With a poet of such stature, the loss felt by his family and friends is painfully mixed with an immense cultural loss that will be felt whenever we read his great poems and judicious essays. Here is a poet who forged his style against all the currents of his age and never slighted his devotions, yet who came in a late poem called “Spring Break” to a more sanguine view of the world he was leaving:

Meanwhile the elders breathe a grateful sigh;
Vanished are rudeness, arrogance, and noise.
Yet, a week later, what is their reward?
Views of the changeless ocean leave them bored,
And it would be ungenerous to deny
The girls were pretty and the boys were boys.

Here is a poet who grew in warmth and humanity right up to his final days.
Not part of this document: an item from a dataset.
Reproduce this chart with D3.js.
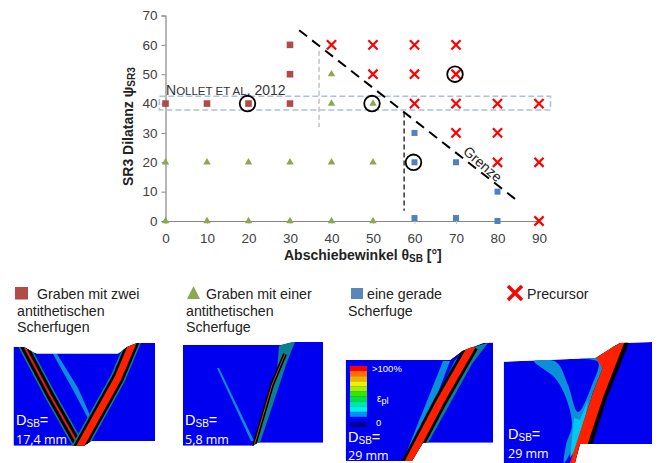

Who is there left now who can question our presumptions with such ferocity and grace?

David Mason is a writer and teacher in Colorado and the author, most recently, of the poetry collection Arrivals.

Sarabande on Attaining the Age of Seventy-Seven
The harbingers are come. See, see their mark;
White is their colour, and behold my head.
Long gone the smoke-and-pepper childhood smell
Of the smoldering immolation of the year,
Leaf-strewn in scattered grandeur where it fell,
Golden and poxed with frost, tarnished and sere.
And I myself have whitened in the weathers
Of heaped-up Januarys as they bequeath
The annual rings and wrongs that wring my withers,
Sober my thoughts and undermine my teeth.
The dramatis personae of our lives
Dwindle and wizen; familiar boyhood shames,
The tribulations one somehow survives,
Rise smokily from propitiatory flames
Of our forgetfulness until we find
It becomes strangely easy to forgive
Even ourselves with his clouding of the mind,
This cinerous blur and smudge in which we live.
A turn, a glide, a quarter-turn and bow,
The stately dance advances; these are airs
Bone-deep and numbing as I should know by now,
Diminishing the cast, like musical chairs.